▶ **WHAT NEEDS TO BE DONE**
Search the material for the string "chart", then return every line where it is found.

— start INFORMATION PROVIDED —

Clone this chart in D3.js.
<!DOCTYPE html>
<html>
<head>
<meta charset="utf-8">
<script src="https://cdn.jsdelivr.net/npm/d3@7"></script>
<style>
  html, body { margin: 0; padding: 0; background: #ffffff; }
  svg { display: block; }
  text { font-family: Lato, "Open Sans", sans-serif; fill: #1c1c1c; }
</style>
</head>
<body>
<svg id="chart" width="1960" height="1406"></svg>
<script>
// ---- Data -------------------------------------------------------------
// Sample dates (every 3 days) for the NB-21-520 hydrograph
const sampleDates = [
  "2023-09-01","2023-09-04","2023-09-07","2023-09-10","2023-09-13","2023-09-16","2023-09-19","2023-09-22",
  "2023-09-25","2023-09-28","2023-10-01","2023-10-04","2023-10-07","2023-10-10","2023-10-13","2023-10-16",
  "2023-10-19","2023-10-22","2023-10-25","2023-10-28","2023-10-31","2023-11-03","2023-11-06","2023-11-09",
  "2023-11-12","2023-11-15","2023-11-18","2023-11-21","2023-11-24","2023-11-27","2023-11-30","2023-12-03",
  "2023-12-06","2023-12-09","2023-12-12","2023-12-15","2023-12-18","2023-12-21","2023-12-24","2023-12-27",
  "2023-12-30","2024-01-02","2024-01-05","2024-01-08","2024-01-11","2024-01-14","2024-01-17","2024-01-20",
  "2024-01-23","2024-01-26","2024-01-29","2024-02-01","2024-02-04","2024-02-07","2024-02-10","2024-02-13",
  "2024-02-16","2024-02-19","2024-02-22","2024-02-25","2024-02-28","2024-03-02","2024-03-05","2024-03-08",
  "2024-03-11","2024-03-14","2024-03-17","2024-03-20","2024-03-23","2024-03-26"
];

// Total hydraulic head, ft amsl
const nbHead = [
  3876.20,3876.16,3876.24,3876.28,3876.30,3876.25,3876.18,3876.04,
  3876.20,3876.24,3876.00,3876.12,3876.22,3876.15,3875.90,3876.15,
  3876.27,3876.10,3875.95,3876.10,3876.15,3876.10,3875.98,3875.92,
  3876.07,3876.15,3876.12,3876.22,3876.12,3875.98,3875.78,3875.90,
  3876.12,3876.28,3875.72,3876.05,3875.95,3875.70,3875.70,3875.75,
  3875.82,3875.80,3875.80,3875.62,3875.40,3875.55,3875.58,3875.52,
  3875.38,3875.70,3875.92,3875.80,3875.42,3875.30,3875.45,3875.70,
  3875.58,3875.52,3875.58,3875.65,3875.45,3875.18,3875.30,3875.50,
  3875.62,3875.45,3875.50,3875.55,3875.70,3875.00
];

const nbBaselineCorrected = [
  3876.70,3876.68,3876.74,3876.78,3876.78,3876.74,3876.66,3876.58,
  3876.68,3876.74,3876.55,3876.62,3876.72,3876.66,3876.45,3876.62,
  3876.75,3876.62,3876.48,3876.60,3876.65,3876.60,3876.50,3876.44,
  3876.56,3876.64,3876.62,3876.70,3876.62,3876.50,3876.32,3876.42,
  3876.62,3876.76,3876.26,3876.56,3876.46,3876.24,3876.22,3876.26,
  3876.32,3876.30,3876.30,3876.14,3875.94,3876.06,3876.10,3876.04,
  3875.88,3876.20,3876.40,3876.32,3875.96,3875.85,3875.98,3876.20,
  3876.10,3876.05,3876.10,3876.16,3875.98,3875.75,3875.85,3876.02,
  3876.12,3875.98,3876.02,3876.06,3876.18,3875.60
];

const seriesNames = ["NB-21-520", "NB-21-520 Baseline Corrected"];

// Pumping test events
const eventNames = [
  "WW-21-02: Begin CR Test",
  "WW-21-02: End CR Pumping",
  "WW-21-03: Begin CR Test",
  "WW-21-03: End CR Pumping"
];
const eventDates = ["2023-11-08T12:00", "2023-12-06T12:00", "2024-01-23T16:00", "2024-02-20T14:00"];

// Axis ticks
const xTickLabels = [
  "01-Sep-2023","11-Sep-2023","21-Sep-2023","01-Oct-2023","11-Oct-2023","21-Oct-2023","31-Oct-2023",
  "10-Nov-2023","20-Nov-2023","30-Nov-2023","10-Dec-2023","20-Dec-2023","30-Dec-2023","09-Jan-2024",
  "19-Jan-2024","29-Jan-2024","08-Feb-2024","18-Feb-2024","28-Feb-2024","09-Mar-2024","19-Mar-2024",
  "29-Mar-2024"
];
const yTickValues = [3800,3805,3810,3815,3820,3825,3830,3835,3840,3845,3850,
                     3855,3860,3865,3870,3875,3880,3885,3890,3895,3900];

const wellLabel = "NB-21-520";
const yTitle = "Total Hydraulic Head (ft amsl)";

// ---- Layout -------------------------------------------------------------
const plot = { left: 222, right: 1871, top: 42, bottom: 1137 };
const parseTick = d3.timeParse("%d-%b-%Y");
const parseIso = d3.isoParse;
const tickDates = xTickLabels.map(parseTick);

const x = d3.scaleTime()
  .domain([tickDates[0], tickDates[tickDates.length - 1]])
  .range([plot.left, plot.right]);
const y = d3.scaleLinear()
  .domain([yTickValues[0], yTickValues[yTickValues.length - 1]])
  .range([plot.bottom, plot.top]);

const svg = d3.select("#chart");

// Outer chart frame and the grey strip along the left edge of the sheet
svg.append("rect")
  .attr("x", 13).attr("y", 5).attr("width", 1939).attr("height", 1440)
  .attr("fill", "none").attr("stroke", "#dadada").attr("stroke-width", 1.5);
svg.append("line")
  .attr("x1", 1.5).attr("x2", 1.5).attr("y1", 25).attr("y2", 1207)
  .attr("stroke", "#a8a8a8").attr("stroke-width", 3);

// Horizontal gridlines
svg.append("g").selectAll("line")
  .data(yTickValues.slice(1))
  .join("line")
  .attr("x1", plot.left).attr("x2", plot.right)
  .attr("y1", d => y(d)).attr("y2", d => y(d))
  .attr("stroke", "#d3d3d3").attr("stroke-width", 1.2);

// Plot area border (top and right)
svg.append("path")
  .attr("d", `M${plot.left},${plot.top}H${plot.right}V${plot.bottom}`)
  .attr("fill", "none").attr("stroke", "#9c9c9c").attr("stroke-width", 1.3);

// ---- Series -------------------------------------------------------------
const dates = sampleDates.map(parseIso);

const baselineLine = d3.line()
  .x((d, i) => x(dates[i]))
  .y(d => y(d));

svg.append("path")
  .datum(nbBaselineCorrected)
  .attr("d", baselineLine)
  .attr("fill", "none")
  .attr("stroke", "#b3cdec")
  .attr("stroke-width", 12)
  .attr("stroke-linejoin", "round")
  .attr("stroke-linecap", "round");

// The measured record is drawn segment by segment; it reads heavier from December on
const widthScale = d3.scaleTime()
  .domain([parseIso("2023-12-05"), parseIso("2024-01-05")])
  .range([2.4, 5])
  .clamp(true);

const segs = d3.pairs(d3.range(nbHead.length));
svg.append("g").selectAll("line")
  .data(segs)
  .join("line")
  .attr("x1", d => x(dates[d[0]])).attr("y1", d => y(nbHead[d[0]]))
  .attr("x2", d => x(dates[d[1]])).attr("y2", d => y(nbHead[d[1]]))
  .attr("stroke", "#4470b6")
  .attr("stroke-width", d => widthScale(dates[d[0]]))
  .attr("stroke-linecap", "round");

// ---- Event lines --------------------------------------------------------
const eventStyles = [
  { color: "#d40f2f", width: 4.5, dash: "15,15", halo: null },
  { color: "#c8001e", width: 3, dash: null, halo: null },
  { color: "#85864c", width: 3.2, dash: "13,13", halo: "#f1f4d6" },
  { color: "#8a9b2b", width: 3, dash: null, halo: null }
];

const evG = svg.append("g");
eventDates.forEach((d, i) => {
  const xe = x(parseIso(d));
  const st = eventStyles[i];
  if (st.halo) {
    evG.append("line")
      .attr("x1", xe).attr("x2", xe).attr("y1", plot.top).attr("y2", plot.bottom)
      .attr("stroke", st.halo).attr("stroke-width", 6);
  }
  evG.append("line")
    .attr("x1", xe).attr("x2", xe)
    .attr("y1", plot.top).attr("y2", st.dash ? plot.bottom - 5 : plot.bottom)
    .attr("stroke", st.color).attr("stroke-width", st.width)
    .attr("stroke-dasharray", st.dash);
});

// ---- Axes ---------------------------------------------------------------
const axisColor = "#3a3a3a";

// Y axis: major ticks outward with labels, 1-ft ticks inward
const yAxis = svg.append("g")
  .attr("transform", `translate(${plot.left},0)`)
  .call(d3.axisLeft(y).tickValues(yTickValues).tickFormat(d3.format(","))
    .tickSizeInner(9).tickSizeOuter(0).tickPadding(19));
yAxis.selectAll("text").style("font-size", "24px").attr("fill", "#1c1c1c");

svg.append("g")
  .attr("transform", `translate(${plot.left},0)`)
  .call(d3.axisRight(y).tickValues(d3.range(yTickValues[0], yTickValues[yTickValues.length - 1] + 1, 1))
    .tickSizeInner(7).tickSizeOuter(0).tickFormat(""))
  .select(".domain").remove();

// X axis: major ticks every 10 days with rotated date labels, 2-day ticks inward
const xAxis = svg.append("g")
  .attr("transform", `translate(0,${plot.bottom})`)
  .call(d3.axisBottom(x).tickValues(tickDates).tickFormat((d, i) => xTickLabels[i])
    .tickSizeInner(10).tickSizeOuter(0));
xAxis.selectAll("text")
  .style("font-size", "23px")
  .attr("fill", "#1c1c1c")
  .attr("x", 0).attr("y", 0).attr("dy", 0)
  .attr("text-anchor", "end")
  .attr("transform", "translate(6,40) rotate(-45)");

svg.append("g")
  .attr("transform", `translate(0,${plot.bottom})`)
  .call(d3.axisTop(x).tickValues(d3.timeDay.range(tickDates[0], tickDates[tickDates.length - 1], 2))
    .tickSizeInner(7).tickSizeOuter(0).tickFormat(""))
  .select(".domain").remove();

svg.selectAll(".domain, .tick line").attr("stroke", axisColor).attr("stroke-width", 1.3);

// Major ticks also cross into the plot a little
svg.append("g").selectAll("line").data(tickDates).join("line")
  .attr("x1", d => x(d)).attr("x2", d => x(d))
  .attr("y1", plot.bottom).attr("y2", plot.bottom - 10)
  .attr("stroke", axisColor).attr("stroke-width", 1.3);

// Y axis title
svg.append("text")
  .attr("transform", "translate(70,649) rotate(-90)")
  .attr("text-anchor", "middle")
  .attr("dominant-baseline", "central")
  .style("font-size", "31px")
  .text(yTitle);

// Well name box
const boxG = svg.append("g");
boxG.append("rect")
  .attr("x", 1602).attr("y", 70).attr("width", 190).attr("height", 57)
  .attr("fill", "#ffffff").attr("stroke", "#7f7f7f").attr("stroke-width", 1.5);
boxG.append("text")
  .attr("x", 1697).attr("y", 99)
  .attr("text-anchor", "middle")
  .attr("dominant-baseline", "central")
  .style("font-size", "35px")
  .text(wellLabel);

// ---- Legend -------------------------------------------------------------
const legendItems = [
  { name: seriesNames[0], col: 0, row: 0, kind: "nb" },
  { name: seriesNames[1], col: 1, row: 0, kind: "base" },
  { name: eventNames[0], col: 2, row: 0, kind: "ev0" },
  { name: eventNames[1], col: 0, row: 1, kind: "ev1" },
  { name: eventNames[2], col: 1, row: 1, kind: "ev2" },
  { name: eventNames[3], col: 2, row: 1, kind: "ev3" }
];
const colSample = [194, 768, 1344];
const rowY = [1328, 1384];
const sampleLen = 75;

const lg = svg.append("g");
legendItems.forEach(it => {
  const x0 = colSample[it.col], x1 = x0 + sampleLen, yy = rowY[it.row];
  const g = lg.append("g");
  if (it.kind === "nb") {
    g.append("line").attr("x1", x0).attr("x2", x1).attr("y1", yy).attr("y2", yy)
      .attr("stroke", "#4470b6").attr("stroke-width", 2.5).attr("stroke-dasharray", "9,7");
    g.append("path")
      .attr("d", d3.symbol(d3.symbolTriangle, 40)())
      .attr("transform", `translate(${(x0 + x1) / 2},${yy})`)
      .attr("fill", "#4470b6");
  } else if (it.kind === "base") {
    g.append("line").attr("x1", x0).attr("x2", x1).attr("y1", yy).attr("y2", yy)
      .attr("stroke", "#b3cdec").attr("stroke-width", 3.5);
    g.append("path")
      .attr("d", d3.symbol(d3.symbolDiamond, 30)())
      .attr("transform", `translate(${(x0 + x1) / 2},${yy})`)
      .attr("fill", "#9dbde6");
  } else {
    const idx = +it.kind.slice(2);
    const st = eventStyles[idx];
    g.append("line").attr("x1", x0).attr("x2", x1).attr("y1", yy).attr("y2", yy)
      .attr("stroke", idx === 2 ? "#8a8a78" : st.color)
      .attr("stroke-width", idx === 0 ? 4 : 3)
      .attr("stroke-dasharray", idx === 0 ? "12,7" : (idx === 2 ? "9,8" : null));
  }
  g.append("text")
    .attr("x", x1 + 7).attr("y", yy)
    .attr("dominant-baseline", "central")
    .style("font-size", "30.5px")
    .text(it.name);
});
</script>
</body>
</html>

— end INFORMATION PROVIDED —

▶ **OUTPUT FOR THIS TASK**
Clone this chart in D3.js.
<svg id="chart" width="1960" height="1406"></svg>
const svg = d3.select("#chart");
// Outer chart frame and the grey strip along the left edge of the sheet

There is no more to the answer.